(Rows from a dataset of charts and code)
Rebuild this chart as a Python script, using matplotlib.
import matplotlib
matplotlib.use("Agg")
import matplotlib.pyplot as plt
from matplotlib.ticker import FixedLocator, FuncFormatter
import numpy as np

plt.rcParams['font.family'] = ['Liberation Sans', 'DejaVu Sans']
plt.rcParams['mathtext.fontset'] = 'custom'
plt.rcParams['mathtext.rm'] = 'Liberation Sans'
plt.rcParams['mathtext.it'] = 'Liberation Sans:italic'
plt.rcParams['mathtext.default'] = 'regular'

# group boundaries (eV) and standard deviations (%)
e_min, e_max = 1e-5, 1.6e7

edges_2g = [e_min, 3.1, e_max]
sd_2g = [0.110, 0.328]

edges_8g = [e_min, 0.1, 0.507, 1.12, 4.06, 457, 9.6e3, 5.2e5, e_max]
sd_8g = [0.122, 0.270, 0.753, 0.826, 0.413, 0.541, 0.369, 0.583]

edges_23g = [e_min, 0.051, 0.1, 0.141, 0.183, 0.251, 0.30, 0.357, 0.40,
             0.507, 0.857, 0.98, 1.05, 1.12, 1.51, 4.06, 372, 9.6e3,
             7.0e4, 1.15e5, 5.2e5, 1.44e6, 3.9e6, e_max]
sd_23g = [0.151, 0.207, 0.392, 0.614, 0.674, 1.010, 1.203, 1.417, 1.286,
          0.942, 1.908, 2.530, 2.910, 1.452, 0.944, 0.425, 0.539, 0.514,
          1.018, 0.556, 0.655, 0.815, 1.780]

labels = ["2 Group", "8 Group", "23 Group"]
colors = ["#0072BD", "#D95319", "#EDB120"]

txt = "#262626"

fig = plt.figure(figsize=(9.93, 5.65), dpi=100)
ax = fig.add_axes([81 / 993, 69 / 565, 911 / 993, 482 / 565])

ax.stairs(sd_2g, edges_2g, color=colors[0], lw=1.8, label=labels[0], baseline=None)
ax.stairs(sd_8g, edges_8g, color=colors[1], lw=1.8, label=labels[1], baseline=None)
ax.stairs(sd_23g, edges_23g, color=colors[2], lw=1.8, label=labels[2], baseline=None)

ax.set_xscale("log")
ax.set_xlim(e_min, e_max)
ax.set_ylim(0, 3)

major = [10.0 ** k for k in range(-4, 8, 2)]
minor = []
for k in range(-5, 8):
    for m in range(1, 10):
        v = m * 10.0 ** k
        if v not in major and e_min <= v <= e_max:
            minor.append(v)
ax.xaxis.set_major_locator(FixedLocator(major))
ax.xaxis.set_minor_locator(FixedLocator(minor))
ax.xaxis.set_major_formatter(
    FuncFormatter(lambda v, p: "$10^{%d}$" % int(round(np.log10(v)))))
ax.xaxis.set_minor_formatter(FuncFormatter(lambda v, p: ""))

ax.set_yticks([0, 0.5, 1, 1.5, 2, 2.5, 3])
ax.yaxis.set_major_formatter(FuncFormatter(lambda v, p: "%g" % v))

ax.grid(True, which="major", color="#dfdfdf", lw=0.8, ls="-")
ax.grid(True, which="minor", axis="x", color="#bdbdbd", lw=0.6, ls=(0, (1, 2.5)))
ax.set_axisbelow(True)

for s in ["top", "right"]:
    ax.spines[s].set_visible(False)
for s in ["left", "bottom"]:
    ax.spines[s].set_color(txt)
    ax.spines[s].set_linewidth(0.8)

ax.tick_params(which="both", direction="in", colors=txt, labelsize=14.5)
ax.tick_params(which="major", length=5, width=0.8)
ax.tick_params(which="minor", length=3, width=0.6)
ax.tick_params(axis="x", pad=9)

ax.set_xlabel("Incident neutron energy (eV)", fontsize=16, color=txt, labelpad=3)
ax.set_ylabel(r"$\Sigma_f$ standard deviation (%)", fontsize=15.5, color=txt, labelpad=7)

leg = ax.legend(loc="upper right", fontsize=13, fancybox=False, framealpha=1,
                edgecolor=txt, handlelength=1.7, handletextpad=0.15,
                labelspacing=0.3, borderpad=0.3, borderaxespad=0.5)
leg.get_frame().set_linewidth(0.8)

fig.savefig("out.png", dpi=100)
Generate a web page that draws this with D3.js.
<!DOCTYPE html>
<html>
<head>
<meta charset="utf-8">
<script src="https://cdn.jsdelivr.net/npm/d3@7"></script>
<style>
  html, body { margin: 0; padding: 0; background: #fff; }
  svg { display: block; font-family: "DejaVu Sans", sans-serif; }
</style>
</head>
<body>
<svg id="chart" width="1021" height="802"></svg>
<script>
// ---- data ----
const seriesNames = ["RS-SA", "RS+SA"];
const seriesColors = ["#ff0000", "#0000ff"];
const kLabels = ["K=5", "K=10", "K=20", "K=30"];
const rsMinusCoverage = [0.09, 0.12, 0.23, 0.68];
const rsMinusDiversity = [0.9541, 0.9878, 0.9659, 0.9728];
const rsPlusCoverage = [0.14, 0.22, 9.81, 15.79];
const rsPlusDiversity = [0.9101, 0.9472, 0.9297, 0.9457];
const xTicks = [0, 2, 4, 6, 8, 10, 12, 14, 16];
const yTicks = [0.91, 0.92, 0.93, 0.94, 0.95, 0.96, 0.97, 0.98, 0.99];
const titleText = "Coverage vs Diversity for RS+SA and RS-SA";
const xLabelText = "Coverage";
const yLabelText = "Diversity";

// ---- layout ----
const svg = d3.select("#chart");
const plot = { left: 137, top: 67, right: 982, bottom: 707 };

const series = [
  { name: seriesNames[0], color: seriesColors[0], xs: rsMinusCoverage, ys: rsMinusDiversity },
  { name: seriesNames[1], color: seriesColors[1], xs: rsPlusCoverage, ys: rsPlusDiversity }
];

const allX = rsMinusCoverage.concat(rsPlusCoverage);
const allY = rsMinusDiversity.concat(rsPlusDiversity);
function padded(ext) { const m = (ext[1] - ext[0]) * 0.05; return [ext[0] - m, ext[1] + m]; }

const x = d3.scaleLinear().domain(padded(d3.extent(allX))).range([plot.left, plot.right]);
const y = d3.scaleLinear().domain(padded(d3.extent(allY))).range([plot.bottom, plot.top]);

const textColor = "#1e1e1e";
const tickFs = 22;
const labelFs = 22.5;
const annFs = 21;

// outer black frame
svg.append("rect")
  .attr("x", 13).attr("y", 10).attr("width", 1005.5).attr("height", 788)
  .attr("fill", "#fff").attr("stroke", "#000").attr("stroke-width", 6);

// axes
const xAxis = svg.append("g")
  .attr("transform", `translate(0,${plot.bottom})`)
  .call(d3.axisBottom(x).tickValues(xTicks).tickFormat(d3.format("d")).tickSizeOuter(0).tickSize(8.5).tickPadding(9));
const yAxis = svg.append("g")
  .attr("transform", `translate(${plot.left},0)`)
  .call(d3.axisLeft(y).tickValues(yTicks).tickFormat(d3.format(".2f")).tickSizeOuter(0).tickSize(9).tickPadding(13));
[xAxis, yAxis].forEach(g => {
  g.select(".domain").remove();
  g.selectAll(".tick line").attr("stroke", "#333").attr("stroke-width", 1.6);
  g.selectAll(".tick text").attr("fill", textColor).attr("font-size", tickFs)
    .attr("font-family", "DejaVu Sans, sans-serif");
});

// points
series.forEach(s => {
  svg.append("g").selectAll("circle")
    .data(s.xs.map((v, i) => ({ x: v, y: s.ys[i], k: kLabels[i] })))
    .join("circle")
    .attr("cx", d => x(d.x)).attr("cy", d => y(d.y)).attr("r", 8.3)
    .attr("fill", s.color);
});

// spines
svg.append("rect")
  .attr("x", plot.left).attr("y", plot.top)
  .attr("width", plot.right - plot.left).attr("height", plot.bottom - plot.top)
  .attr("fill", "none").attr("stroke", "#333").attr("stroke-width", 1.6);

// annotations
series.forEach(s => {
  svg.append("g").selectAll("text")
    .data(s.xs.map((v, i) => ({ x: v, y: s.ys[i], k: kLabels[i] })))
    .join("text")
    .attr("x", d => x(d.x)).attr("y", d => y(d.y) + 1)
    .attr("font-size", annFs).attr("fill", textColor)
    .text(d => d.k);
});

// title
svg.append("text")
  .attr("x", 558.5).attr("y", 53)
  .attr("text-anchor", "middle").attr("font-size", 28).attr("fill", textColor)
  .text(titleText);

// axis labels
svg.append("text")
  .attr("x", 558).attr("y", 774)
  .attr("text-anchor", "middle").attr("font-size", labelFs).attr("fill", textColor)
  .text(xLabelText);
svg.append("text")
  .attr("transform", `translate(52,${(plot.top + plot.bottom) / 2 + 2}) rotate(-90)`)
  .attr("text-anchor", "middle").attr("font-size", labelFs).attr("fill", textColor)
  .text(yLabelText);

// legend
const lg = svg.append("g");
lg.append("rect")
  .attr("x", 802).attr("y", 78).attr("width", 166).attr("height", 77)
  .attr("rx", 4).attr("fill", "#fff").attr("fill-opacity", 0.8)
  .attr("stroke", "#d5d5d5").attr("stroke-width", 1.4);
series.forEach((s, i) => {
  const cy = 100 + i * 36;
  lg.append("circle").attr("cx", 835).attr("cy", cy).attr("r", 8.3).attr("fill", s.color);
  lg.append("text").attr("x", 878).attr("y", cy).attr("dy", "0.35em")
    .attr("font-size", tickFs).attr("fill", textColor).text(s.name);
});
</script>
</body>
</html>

__Exercise aim__:
In the listing above, please print only the lines from the first one to the line where "ax = fig.add_axes([81" appears, exactly as written, both of those lines included.

__Response for this exercise__:
Rebuild this chart as a Python script, using matplotlib.
import matplotlib
matplotlib.use("Agg")
import matplotlib.pyplot as plt
from matplotlib.ticker import FixedLocator, FuncFormatter
import numpy as np

plt.rcParams['font.family'] = ['Liberation Sans', 'DejaVu Sans']
plt.rcParams['mathtext.fontset'] = 'custom'
plt.rcParams['mathtext.rm'] = 'Liberation Sans'
plt.rcParams['mathtext.it'] = 'Liberation Sans:italic'
plt.rcParams['mathtext.default'] = 'regular'

# group boundaries (eV) and standard deviations (%)
e_min, e_max = 1e-5, 1.6e7

edges_2g = [e_min, 3.1, e_max]
sd_2g = [0.110, 0.328]

edges_8g = [e_min, 0.1, 0.507, 1.12, 4.06, 457, 9.6e3, 5.2e5, e_max]
sd_8g = [0.122, 0.270, 0.753, 0.826, 0.413, 0.541, 0.369, 0.583]

edges_23g = [e_min, 0.051, 0.1, 0.141, 0.183, 0.251, 0.30, 0.357, 0.40,
             0.507, 0.857, 0.98, 1.05, 1.12, 1.51, 4.06, 372, 9.6e3,
             7.0e4, 1.15e5, 5.2e5, 1.44e6, 3.9e6, e_max]
sd_23g = [0.151, 0.207, 0.392, 0.614, 0.674, 1.010, 1.203, 1.417, 1.286,
          0.942, 1.908, 2.530, 2.910, 1.452, 0.944, 0.425, 0.539, 0.514,
          1.018, 0.556, 0.655, 0.815, 1.780]

labels = ["2 Group", "8 Group", "23 Group"]
colors = ["#0072BD", "#D95319", "#EDB120"]

txt = "#262626"

fig = plt.figure(figsize=(9.93, 5.65), dpi=100)
ax = fig.add_axes([81 / 993, 69 / 565, 911 / 993, 482 / 565])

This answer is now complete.